▸ STATED GOAL:
Return the lines exactly as they stand, from the first of the material through the line containing "const trendLabel = 'y".

==== RECORDS FOR THIS EXERCISE ====

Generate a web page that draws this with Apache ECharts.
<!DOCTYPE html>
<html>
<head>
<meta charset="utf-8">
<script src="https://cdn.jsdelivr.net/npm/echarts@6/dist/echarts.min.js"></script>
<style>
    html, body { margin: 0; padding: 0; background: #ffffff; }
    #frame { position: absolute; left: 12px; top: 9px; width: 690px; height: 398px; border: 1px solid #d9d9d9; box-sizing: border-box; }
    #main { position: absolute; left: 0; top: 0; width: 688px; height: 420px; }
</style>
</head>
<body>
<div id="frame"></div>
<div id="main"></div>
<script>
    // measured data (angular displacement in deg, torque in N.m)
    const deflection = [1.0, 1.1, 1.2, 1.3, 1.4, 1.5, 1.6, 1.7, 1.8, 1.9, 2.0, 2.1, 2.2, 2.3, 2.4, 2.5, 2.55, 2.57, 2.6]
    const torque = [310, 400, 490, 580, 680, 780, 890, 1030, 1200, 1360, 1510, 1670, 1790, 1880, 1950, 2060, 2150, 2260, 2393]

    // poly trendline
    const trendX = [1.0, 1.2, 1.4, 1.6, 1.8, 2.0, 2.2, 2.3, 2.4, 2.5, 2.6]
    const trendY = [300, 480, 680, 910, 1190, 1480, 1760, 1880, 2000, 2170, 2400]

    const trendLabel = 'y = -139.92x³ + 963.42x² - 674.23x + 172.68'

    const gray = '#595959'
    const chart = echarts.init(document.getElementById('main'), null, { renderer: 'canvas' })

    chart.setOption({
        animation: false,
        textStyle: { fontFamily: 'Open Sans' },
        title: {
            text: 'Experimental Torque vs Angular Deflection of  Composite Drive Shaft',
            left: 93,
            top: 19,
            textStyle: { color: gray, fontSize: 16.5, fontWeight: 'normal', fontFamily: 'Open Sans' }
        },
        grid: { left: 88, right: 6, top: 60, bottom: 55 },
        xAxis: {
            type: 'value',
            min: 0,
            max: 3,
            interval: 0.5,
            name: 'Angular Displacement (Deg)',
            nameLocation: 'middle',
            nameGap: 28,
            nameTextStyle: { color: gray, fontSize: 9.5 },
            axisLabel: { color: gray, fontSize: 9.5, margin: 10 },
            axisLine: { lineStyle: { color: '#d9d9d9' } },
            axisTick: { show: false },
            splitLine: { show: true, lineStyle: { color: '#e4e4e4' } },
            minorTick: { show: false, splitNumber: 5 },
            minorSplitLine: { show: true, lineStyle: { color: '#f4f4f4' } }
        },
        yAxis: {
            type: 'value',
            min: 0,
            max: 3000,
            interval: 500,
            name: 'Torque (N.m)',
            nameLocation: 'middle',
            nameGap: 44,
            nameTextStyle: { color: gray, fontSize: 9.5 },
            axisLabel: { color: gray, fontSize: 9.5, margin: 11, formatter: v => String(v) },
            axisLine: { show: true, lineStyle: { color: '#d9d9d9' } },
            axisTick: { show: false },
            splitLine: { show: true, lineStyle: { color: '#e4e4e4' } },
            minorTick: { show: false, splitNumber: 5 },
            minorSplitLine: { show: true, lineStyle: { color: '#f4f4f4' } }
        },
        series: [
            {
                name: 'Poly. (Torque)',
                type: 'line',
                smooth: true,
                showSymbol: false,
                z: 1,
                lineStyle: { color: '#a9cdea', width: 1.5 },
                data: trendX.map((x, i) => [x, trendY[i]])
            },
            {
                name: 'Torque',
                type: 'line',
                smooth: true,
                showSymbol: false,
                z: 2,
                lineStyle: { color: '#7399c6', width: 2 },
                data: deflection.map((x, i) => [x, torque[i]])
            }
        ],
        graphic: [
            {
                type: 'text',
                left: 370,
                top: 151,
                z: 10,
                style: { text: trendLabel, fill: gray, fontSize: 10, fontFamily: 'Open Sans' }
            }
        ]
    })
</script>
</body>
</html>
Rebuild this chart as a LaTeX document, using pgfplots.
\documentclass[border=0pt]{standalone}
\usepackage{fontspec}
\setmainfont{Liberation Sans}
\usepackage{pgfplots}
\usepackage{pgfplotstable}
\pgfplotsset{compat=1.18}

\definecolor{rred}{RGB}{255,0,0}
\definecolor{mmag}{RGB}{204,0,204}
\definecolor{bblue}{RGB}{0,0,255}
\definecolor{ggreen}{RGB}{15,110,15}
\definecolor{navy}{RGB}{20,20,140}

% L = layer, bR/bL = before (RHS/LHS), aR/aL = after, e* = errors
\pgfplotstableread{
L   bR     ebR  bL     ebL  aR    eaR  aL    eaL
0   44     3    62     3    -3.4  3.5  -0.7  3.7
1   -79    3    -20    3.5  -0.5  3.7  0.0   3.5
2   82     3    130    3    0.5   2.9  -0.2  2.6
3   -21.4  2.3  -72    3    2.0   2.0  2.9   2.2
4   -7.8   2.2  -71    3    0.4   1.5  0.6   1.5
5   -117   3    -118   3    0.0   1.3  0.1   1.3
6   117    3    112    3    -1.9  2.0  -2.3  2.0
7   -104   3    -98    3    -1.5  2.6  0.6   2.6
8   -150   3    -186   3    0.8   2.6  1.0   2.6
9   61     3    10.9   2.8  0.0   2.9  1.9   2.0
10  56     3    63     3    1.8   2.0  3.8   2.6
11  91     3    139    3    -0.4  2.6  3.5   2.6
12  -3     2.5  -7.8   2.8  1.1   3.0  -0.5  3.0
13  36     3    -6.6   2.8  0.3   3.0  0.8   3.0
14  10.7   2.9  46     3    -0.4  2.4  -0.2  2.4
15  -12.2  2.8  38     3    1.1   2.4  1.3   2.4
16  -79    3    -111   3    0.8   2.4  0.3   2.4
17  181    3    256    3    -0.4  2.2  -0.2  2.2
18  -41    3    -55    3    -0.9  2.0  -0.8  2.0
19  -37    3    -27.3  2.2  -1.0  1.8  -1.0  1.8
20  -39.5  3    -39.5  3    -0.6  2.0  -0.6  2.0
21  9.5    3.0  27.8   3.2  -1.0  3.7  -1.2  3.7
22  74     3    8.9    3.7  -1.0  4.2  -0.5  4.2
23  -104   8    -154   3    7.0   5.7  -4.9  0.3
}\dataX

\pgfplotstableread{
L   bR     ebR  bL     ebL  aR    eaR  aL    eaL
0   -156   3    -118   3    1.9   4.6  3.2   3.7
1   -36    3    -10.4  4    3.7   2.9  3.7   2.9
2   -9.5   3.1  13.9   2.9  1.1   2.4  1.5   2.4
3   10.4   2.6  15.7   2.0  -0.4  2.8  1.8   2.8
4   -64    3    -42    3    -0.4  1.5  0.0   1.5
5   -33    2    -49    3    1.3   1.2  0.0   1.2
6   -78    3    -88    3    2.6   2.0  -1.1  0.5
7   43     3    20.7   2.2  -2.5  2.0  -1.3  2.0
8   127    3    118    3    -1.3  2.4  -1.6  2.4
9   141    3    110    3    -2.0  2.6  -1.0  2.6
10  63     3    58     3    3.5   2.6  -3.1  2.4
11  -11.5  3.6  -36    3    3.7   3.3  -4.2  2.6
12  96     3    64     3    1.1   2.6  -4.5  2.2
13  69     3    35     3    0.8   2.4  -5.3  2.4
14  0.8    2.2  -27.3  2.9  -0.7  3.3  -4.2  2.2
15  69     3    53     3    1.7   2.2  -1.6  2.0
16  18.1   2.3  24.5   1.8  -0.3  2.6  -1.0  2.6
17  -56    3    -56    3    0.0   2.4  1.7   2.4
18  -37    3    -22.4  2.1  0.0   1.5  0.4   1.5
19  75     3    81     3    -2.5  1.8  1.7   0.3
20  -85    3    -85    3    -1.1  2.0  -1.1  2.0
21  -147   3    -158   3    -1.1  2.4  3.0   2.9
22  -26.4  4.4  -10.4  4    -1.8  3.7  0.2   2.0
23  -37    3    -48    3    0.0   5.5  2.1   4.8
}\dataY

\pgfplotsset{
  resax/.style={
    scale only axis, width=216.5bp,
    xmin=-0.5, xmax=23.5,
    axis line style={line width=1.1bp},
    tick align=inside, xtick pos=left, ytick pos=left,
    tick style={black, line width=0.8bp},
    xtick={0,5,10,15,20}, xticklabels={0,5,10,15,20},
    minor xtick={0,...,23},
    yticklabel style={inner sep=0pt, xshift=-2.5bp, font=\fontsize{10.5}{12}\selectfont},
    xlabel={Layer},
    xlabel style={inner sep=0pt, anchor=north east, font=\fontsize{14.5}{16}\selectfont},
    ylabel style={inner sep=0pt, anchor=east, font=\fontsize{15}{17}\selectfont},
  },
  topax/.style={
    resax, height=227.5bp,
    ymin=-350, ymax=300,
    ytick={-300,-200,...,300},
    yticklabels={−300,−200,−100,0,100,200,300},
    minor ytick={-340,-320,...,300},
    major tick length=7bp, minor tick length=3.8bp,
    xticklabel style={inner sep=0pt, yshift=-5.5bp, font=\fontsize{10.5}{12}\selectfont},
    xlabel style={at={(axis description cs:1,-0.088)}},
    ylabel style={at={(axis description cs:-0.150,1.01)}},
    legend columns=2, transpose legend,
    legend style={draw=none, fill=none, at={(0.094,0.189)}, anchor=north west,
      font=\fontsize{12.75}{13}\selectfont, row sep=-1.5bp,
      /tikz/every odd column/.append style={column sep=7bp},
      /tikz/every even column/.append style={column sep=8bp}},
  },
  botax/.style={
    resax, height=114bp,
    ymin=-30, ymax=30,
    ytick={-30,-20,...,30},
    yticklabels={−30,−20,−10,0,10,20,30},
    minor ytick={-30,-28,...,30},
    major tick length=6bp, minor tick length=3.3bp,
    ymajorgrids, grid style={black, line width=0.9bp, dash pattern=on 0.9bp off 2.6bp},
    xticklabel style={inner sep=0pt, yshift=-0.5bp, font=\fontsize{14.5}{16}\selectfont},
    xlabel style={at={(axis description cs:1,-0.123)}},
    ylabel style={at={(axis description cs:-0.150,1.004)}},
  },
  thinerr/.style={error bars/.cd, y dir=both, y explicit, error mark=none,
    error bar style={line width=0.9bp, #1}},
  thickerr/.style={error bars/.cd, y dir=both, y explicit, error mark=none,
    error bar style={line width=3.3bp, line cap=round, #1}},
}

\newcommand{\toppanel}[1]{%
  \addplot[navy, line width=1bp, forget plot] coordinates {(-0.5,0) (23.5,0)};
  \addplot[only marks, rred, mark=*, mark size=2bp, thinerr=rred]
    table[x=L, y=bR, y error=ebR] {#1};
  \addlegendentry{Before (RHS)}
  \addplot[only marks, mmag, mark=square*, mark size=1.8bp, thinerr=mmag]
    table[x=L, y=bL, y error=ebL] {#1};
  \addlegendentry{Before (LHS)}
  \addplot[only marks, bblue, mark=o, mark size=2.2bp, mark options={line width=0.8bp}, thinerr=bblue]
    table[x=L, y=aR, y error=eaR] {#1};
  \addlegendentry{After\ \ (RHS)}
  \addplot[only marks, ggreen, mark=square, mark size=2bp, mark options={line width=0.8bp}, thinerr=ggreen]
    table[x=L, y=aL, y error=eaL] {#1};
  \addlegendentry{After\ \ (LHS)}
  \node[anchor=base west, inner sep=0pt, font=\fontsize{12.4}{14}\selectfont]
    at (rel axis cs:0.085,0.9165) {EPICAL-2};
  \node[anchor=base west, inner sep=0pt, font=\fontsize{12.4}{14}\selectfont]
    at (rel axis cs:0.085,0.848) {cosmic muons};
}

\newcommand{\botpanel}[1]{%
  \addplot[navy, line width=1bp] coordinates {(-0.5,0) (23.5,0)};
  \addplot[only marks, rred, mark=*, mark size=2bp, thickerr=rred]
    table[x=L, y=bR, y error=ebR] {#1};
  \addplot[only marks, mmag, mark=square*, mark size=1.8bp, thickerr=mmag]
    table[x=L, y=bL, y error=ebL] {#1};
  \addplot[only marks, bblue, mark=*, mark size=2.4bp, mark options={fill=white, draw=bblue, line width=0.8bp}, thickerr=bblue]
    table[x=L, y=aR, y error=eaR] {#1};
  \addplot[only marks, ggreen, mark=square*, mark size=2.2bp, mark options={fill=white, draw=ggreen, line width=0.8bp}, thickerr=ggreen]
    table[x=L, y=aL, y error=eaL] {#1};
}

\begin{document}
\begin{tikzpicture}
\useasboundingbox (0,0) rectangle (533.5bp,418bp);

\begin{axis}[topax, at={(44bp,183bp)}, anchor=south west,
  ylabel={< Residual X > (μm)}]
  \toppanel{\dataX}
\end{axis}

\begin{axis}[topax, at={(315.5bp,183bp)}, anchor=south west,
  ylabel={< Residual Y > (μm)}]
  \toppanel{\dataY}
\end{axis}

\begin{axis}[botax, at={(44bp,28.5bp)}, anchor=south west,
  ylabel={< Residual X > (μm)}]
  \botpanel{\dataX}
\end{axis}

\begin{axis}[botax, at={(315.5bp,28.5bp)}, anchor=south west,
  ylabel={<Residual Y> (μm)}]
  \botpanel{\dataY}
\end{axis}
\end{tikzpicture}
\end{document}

====

▸ REPLY TO THE TASK:
Generate a web page that draws this with Apache ECharts.
<!DOCTYPE html>
<html>
<head>
<meta charset="utf-8">
<script src="https://cdn.jsdelivr.net/npm/echarts@6/dist/echarts.min.js"></script>
<style>
    html, body { margin: 0; padding: 0; background: #ffffff; }
    #frame { position: absolute; left: 12px; top: 9px; width: 690px; height: 398px; border: 1px solid #d9d9d9; box-sizing: border-box; }
    #main { position: absolute; left: 0; top: 0; width: 688px; height: 420px; }
</style>
</head>
<body>
<div id="frame"></div>
<div id="main"></div>
<script>
    // measured data (angular displacement in deg, torque in N.m)
    const deflection = [1.0, 1.1, 1.2, 1.3, 1.4, 1.5, 1.6, 1.7, 1.8, 1.9, 2.0, 2.1, 2.2, 2.3, 2.4, 2.5, 2.55, 2.57, 2.6]
    const torque = [310, 400, 490, 580, 680, 780, 890, 1030, 1200, 1360, 1510, 1670, 1790, 1880, 1950, 2060, 2150, 2260, 2393]

    // poly trendline
    const trendX = [1.0, 1.2, 1.4, 1.6, 1.8, 2.0, 2.2, 2.3, 2.4, 2.5, 2.6]
    const trendY = [300, 480, 680, 910, 1190, 1480, 1760, 1880, 2000, 2170, 2400]

    const trendLabel = 'y = -139.92x³ + 963.42x² - 674.23x + 172.68'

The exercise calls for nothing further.